The Sony E 70-350mm f/4.5-6.3 G OSS is a really welcome addition to the Sony lens line-up.
Despite the popularity of the Sony A6000 and its family of APS-S sensored mirrorless cameras, Sony has not produced very many lenses specifically designed to pair with these smaller cameras. Most of its lens line-up have been full-frame compatible - which naturally makes them bigger than they need be when used on the current five-model APS-C range - the A6000, A6100, A6300 , A6500 and A6600.
Sony fans will therefore be really happy that Sony has introduced a pair of great-sounding lenses specifically designed for the APS-C sensor camera range. Alongside the Sony E 70-350mm f/4.5-6.3 G OSS supertelephoto zoom, which we are looking at here, arriving at the same time is the fast Sony E 16-55mm f/2.8 G standard zoom.
Thanks to the smaller sensor, the 70-350mm gives an effective focal length of 105-525mm when the 1.5x crop factor is taken into account. This supertelephoto range makes this an obvious choice for those who want to photograph garden birds, go on safari, shoot airshows – or to get in close to the action with field sports such as soccer, baseball or rugby.
The lens's closest rival is Sony's own FE 70-300mm f/4.5-5.6 G OSS full frame telephoto zoom. But the 75-350mm weighs in at 635g, so is 230g lighter - making it a much better match for the A6000-series cameras. It is also smaller, measuring 142mm by 77mm – and has a relatively-small 67mm front filter ring. Plus it is less expensive, which is another big bonus.
The lens is constructed from 19 elements in 13 groups, with a seven-bladed aperture diaphragm. Minimum focus varies from 1.1m to 1.5m depending on just how far you are zoomed out.
We managed to get a short time using the new lens at Sony's pop-event in New York, held to coincide with Photo Plus Expo 2019 in October. It was a public show, and the cameras were tethered, restricted our movement, and meaning our view of any useful photographic subjects was somewhat restricted. Nonetheless we were able to take a few meaningful images - and at least get a sense of what this zoom might be like in the field.

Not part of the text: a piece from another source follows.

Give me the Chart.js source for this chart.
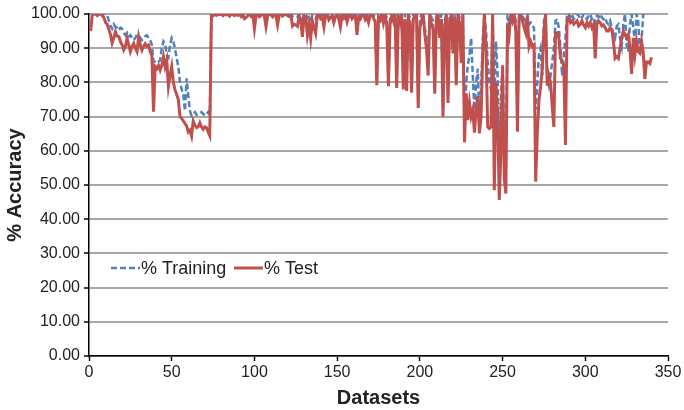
<!DOCTYPE html>
<html>
<head>
<meta charset="utf-8">
<script src="https://cdn.jsdelivr.net/npm/chart.js@4.4.1/dist/chart.umd.min.js"></script>
<style>
  html, body { margin: 0; padding: 0; background: #fff; }
  canvas { display: block; }
</style>
</head>
<body>
<canvas id="myChart" width="684" height="410"></canvas>
<script>
// series labels
var seriesNames = ["% Training", "% Test"];

// x axis tick values, y axis tick values
var xTicks = [0, 50, 100, 150, 200, 250, 300, 350];
var yTicks = [0, 10, 20, 30, 40, 50, 60, 70, 80, 90, 100];

// % Training accuracy, one value per dataset (1..336)
var training = [
  100, 100, 100, 100, 100, 100, 100, 100, 100, 100,
  99.7, 98, 96.5, 95.7, 97, 96.2, 96, 95.2, 96, 95.7,
  94.5, 93.8, 94.5, 93.4, 93.8, 93, 92.4, 93, 94, 93.8,
  93, 92.4, 93, 93.5, 93.8, 93, 92.4, 91, 86.1, 86,
  85.6, 86, 86.5, 90, 92, 91.3, 88, 87.3, 91, 93,
  92, 89.8, 87, 84.6, 80, 78, 76.5, 71.7, 81.2, 76,
  71.7, 70.3, 70.8, 71.3, 70.5, 70.7, 71, 71.3, 70.8, 70.3,
  70.8, 71.3, 70.5, 100, 100, 100, 100, 100, 100, 100,
  100, 99.8, 100, 100, 99.8, 100, 100, 100, 99.8, 100,
  100, 99.8, 100, 99.5, 100, 100, 100, 99.8, 100, 99,
  100, 100, 100, 100, 100, 100, 99, 100, 100, 100,
  100, 100, 100, 99.2, 100, 100, 100, 100, 100, 100,
  100, 100, 99.3, 99.5, 99.4, 99.2, 100, 99.6, 98.5, 100,
  99.8, 98.8, 99.5, 98.5, 99.6, 99, 98.6, 100, 100, 99.6,
  100, 99, 100, 100, 99.5, 100, 100, 99, 100, 100,
  99.6, 98.5, 100, 99.7, 100, 99.2, 100, 100, 99.5, 100,
  100, 98, 100, 99.6, 100, 100, 99.5, 100, 99, 100,
  100, 99.6, 99, 81, 100, 99.5, 100, 99, 100, 99,
  80.5, 99, 100, 99.5, 100, 80, 100, 99, 100, 79.5,
  100, 79, 100, 99, 79, 100, 100, 100, 74, 98.5,
  100, 100, 96, 93, 84, 100, 99, 98, 78.5, 100,
  100, 96, 100, 72, 98, 100, 76, 99.5, 100, 90,
  100, 81, 100, 99, 87.5, 100, 66, 80, 85, 88,
  93, 82, 72, 80, 84, 69, 78, 92, 100, 95,
  86, 80, 78, 100, 75, 92, 82, 58, 75, 85,
  62, 60, 99, 97, 100, 99.5, 100, 98, 70, 100,
  100, 99.5, 98.5, 97, 100, 97, 97.5, 96.5, 96, 72,
  80, 88, 90, 82, 98, 100, 81, 79, 82, 86,
  90, 98, 98.5, 96, 90, 82, 88, 93, 100, 100,
  99, 100, 98.5, 99, 100, 99.5, 98.5, 99, 100, 99,
  98.5, 99.5, 100, 98.5, 99, 97.5, 99.5, 99, 100, 99,
  98.5, 99, 97.5, 97, 98, 96, 94, 93, 96.5, 97,
  93, 90.5, 97, 100, 91, 89, 97, 100, 96, 92,
  100, 98, 88, 92, 100, 100
];

// % Test accuracy, one value per dataset (1..340)
var test = [
  95, 100, 100, 100, 99.5, 100, 100, 99.5, 99, 97.5,
  97, 95.5, 94, 91.5, 93, 94.8, 93.5, 93.4, 92, 91,
  89.5, 90.5, 92.9, 91, 89, 90.5, 91.4, 90, 89, 93.3,
  91, 89.4, 90.5, 91.3, 90.5, 90.9, 89, 87.9, 71.4, 84.6,
  84, 85, 83.6, 85, 87.5, 84.6, 86.5, 78.8, 82, 84.6,
  80, 77.8, 76.5, 74.9, 70, 69.5, 68.7, 68, 67.3, 65.5,
  66, 64.3, 68.7, 67.5, 66.8, 67, 68.2, 67, 66.3, 67,
  66.8, 65.5, 64.4, 100, 99.5, 100, 99.6, 100, 99.8, 100,
  99.5, 100, 99.7, 100, 99.4, 100, 99.8, 99.5, 100, 99.6,
  100, 99.2, 99.5, 98.6, 99, 99.5, 100, 99.3, 99.8, 95.7,
  99.5, 100, 99.2, 99.6, 100, 99.4, 96.3, 99.5, 100, 99.7,
  99.2, 100, 99.5, 96.8, 99.6, 100, 99.4, 99.8, 100, 99.5,
  99.3, 100, 96.5, 97, 96.8, 96.4, 99.5, 98, 93.3, 99.5,
  99, 93.8, 97, 92.9, 98, 96, 94.3, 99.5, 100, 98.7,
  99.2, 96.2, 99.5, 100, 98.3, 99, 99.5, 97.5, 99.2, 100,
  98.5, 96.2, 99.5, 98.8, 99.8, 97.7, 99.5, 100, 98.6, 99.2,
  99.6, 93.9, 99, 98.5, 99.7, 100, 98.4, 99.2, 97.5, 99.6,
  100, 98.8, 97.5, 79.2, 99, 98.2, 100, 97.3, 99.4, 97,
  78.9, 97, 99.7, 98, 100, 78.4, 99, 97.6, 99.5, 77.9,
  98.5, 77.5, 99.2, 96.8, 77, 98.5, 99.6, 100, 72.5, 96,
  98, 100, 94, 90, 82, 100, 97, 95.5, 76.7, 99,
  100, 93, 98.5, 70, 96, 100, 74, 97.5, 100, 88.5,
  99, 79.2, 100, 97, 85.6, 100, 62.5, 76.8, 69, 74,
  70, 72, 65.3, 72, 76, 65.1, 70, 88, 100, 90,
  67, 66.5, 67, 100, 48.5, 80, 70, 45.6, 60, 85,
  52, 47.5, 97, 94, 100, 98, 100, 95, 65.6, 99,
  100, 98, 96, 94.4, 99.5, 90.5, 92, 90.5, 91, 51,
  65, 74.9, 78.8, 84, 95, 100, 79, 82, 80, 73,
  67, 94.3, 94.5, 93, 87, 86.5, 85, 61.7, 98, 99,
  97.5, 98, 97, 97.5, 98, 96.5, 97, 98, 96.8, 96,
  97.5, 96.5, 97.5, 96, 97, 87, 97, 98, 97.5, 96.5,
  96.8, 96, 95, 95, 96, 95.5, 92, 87, 87.5, 87,
  90, 93, 95, 94, 93, 94, 90, 82.5, 93, 88,
  92, 89, 88.5, 92, 89, 81, 86, 86, 85.5, 87.3
];

var blue = '#4f81bd';
var red = '#c0504d';

// legend drawn inside the plot, like the excel original
var insideLegend = {
  id: 'insideLegend',
  afterDatasetsDraw: function(chart) {
    var c = chart.ctx;
    var y = 268;
    c.save();
    c.lineWidth = 2.5;
    c.strokeStyle = blue;
    c.setLineDash([6, 3]);
    c.beginPath(); c.moveTo(111, y); c.lineTo(140, y); c.stroke();
    c.setLineDash([]);
    c.strokeStyle = red;
    c.lineWidth = 3;
    c.beginPath(); c.moveTo(234, y); c.lineTo(263, y); c.stroke();
    c.fillStyle = '#222';
    c.font = '18px "Liberation Sans", Arial, sans-serif';
    c.textBaseline = 'middle';
    c.fillText(seriesNames[0], 141, y + 1);
    c.fillText(seriesNames[1], 264, y + 1);
    c.restore();
  }
};

var ctx = document.getElementById("myChart");

var myChart = new Chart(ctx, {
  type: 'line',
  data: {
    datasets: [
      {
        label: seriesNames[0],
        data: training.map(function(v, i) { return {x: i + 1, y: v}; }),
        borderColor: blue,
        borderWidth: 2.5,
        borderDash: [6, 3],
        pointRadius: 0,
        tension: 0,
        fill: false,
        order: 1
      },
      {
        label: seriesNames[1],
        data: test.map(function(v, i) { return {x: i + 1, y: v}; }),
        borderColor: red,
        borderWidth: 3,
        pointRadius: 0,
        tension: 0,
        fill: false,
        order: 0
      }
    ]
  },
  options: {
    responsive: false,
    animation: false,
    devicePixelRatio: 1,
    layout: { padding: { top: 14, right: 16, left: 0, bottom: 0 } },
    plugins: {
      legend: { display: false },
      tooltip: { enabled: false }
    },
    scales: {
      x: {
        type: 'linear',
        min: xTicks[0],
        max: xTicks[xTicks.length - 1],
        afterBuildTicks: function(scale) {
          scale.ticks = xTicks.map(function(v) { return {value: v}; });
        },
        afterFit: function(scale) { scale.height = 54; },
        ticks: {
          color: '#222',
          font: { family: '"Liberation Sans", Arial, sans-serif', size: 16 },
          padding: 2,
          maxRotation: 0
        },
        grid: { drawOnChartArea: false, tickLength: 5, tickColor: '#000', tickWidth: 1.5 },
        border: { color: '#000', width: 1.5 },
        title: {
          display: true,
          text: 'Datasets',
          color: '#222',
          font: { family: '"Liberation Sans", Arial, sans-serif', size: 20, weight: 'bold' },
          padding: { top: 0, bottom: 0 }
        }
      },
      y: {
        min: yTicks[0],
        max: yTicks[yTicks.length - 1],
        afterBuildTicks: function(scale) {
          scale.ticks = yTicks.map(function(v) { return {value: v}; });
        },
        afterFit: function(scale) { scale.width = 89; },
        ticks: {
          color: '#222',
          font: { family: '"Liberation Sans", Arial, sans-serif', size: 16 },
          padding: 4,
          callback: function(v) { return Number(v).toFixed(2); }
        },
        grid: { color: '#a6a6a6', lineWidth: 2, tickLength: 5, tickColor: '#000', tickWidth: 1.5 },
        border: { color: '#000', width: 1.5 },
        title: {
          display: true,
          text: '% Accuracy',
          color: '#222',
          font: { family: '"Liberation Sans", Arial, sans-serif', size: 20, weight: 'bold' },
          padding: { top: 3, bottom: 0 }
        }
      }
    }
  },
  plugins: [insideLegend]
});
</script>
</body>
</html>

We used this the new 5x zoom on the equally new Sony A6600 model. This is a relatively long lens for such a small body - but not unusually so given the massive telephoto reach.
The lens claims to have a 5-stop image stabilizer, but in our tests it definitely wasn't giving us anywhere near as much stabilization in the few images that we took a the extreme 350mm zoom setting. But obviously, with the amount of shake that you get at this extension, any degree of compensation is welcome – and we could definitely see evidence of about a three stop improvement, but we'd like to check this when get our own test sample into our lab.
Autofocus speed, however, was brisk and responsive - and we can concur with Sony's claims that the XD Linear Motor offers "excellent response and low vibration for fast, precise, quiet AF". This is not a lens that hunts in the way that we have found with other low-cost telephoto lenses in the past - and it would undoubtedly do even better in brighter conditions than we had in the converted warehouse that Sony was using for the event.
One slight moan is that the maximum aperture of the lens is f/6.3 at the 350mm, telephoto end, and f/4.5 at the 70mm end. Neither is particularly fast, and this does mean that you will have to boost ISO speeds in order to get fast enough shutter speeds. However, these limits are not particularly surprising, or unusual, either - given the price and size of the lens.
Image quality looks impressive, however, for the price – but again we will reserve judgement until we get a chance to put the resolution and any aberrations to the test in our own laboratory.